Thanks for the link! I followed it and tried to look at the forum but The Chairman had deleted it. I bet there were some wonderfully snarky comments in there :-)
My introduction to the 'postrophe problem was when I picked up a used copy of Kipling's The Phantom 'Rickshaw and Other Tales, a wonderful collection of eerie tales. It was the first time I'd seen rickshaw with an initial 'postrophe so I "looked that up in my Funk & Wagnells" (I have an old edition that belonged to my grandmother) and found that rickshaw is from the Japanese word jinrikisha which means "human-powered transport".
@Antedeluvian: ...Maybe you have to have been to South Africa to find it funny, but I still dine out on it...

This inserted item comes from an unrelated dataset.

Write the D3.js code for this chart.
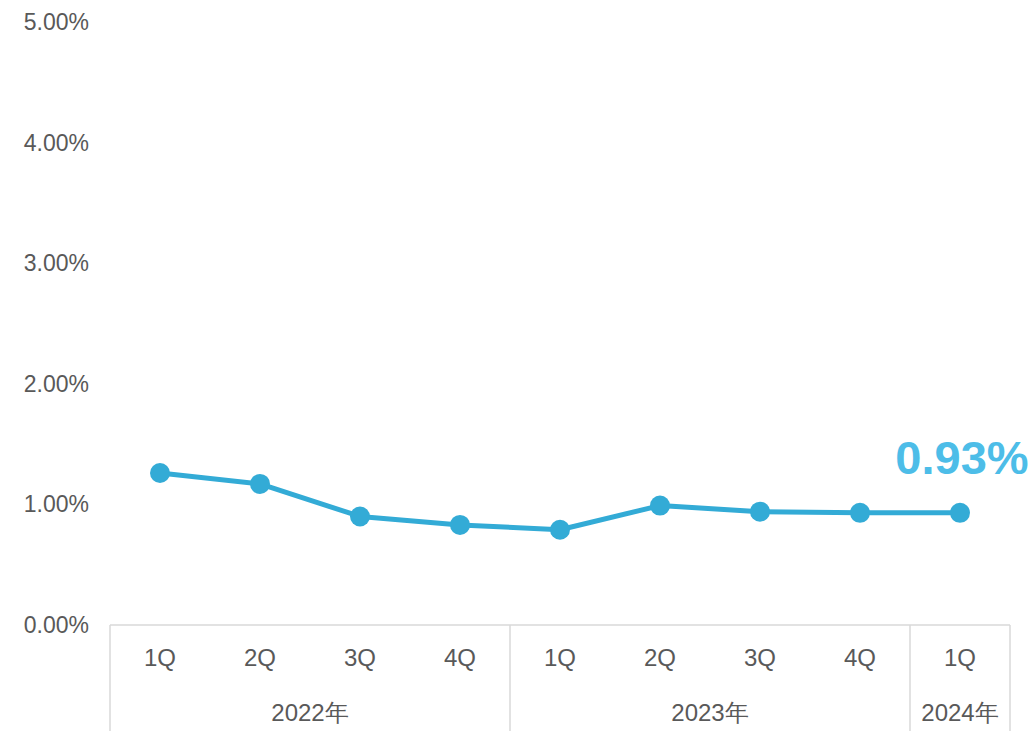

The late, great Gary Smith (RIP) once told me a story about some junior assistant from a print publication who called him up and told him she was fact-checking an article -- one of the things she wanted to confirm was the spelling of "E-D-A" LOL
A lifetime ago, when the South African police still pretended to care about petty crime, I went into a police station to report that someone had slashed one of my tyres. The police officer started to take my statement: my name, my address, my profession- and then he paused and seemed to scratch around on the paper. He looked up at me and in a very thick South African accent asked: "How do you spell engineer?". So I started "E-N-G-I-N" ... "Ag, no", he interjected, "in Afrikaans!"

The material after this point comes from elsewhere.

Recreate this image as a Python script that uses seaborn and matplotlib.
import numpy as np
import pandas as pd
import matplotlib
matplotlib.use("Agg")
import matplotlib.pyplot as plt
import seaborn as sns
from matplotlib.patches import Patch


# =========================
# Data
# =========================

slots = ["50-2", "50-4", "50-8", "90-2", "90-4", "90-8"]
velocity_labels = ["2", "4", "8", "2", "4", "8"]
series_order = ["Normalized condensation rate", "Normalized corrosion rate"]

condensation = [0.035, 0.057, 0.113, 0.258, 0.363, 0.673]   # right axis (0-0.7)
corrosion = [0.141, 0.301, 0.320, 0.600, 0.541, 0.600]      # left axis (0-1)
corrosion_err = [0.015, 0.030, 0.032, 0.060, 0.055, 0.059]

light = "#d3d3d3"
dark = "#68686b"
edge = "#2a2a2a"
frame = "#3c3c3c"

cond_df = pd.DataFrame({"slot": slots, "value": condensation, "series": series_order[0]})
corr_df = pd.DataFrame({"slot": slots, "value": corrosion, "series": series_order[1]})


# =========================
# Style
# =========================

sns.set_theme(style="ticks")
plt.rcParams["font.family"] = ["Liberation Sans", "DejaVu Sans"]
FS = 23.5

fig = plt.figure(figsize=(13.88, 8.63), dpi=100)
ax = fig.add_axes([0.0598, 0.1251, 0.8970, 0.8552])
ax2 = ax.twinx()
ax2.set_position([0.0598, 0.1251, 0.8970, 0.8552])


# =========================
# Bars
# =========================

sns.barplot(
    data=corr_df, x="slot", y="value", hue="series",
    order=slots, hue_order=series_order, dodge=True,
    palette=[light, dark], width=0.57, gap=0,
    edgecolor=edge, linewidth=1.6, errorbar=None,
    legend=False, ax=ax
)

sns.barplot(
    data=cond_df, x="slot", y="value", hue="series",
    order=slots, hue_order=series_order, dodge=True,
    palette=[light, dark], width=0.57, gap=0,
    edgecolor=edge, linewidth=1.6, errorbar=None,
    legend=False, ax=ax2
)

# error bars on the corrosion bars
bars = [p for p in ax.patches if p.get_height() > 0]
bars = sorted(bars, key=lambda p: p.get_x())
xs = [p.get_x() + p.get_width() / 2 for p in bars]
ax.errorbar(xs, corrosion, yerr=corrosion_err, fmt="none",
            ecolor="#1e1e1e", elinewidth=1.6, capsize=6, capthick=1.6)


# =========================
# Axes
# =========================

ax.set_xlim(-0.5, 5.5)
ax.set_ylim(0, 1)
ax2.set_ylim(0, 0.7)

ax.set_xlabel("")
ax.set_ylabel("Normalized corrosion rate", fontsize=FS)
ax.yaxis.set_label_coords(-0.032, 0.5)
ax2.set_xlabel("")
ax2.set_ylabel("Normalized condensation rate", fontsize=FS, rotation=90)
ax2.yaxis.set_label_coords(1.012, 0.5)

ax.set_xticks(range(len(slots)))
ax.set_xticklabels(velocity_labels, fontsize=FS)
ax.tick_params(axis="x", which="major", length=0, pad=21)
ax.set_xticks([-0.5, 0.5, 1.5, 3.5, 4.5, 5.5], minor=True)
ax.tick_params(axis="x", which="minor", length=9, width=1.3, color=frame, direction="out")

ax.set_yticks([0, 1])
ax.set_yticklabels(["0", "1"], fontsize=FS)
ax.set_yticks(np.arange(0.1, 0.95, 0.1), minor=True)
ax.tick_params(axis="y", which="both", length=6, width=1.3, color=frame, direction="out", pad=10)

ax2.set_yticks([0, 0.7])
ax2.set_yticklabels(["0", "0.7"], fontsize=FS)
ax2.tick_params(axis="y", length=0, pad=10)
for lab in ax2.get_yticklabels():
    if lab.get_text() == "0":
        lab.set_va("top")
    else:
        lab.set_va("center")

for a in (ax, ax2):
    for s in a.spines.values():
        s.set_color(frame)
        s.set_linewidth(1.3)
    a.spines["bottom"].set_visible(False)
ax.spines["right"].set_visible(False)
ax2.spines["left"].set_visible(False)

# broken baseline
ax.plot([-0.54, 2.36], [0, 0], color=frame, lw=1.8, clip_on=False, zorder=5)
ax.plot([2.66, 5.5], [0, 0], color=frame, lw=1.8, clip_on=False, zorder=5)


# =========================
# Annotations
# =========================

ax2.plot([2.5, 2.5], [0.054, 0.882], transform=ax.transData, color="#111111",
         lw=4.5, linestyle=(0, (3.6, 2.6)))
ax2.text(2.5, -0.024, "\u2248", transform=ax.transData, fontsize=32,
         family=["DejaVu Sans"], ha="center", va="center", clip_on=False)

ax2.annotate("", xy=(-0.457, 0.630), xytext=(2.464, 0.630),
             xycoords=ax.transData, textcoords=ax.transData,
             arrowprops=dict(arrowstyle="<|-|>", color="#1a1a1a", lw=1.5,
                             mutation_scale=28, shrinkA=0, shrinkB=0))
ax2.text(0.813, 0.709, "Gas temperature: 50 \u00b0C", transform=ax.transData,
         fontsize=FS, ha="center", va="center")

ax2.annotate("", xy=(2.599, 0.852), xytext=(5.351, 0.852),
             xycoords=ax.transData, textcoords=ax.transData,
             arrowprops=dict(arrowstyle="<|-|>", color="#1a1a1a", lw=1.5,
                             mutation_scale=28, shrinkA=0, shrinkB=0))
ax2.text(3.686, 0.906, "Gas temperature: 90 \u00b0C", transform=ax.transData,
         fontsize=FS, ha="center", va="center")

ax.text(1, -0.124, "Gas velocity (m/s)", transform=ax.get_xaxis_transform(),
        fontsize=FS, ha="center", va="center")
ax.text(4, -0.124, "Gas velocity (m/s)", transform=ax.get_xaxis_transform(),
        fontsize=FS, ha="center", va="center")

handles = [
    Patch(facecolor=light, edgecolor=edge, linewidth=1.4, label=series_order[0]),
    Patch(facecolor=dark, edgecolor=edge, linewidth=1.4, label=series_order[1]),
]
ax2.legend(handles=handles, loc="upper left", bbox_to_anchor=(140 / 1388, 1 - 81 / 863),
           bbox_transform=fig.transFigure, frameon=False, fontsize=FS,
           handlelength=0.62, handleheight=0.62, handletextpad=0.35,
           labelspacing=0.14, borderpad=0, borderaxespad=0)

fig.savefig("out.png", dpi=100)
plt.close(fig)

("ag" is pronounced "ach", but that hasn't much to do with the story)
Maybe you have to have been to South Africa to find it funny, but I still dine out on it.
One of my peeves -- a "foster peeve" rather than a "pet peeve" -- is omission of initial 'postrophes. For example, one reason I never get a 'flu shot is that they leave off the initial apostrophe ('flu = short for influenza). Now after 50 years or so you can drop the initial apostrophe (so I'm being silly about 'flu), but for 50 years or so you should leave it there so that readers can tell you left something out. So a "weblog" should be a 'blog and not a blog. I may be the only person on the planet who cares about this.
The other reason I never get a 'flu shot is I'm still waiting for an anti-flu shot :-)
Speaking of dogs' balls, here's a favorite classified ad courtesy of Michael Feldman:
Lost dog: Missing an ear, blind in one eye, walks on three legs, recently emasculated. Answers to "Lucky".
I know many engineers can't write well, but I think most people can't write well. I find frequent solecisms in every newspaper except the most elite, and those are written by people with degrees in journalism. Newcasters can't conjugate "to lie" or use the past perfect properly. I speculate that engineers probably have above-average grammar and spelling. I admit that the spelling and grammar in IEEE papers is abominable, but that's probably because many authors don't speak English well and the IEEE does not bother to edit.
I would think that since spelling and grammar is based on memorization and algorithms, engineers would do better in these areas. Many of the rules are arbitrary, but that's true of many things in engineering as well.
I don't know why the apostrophe in plurals is so prevalent. Using one in initialisms like "FPGAs" is much less of a sin than what I often see. Just today I saw a sign advertising "Manicure's and Pedicure's".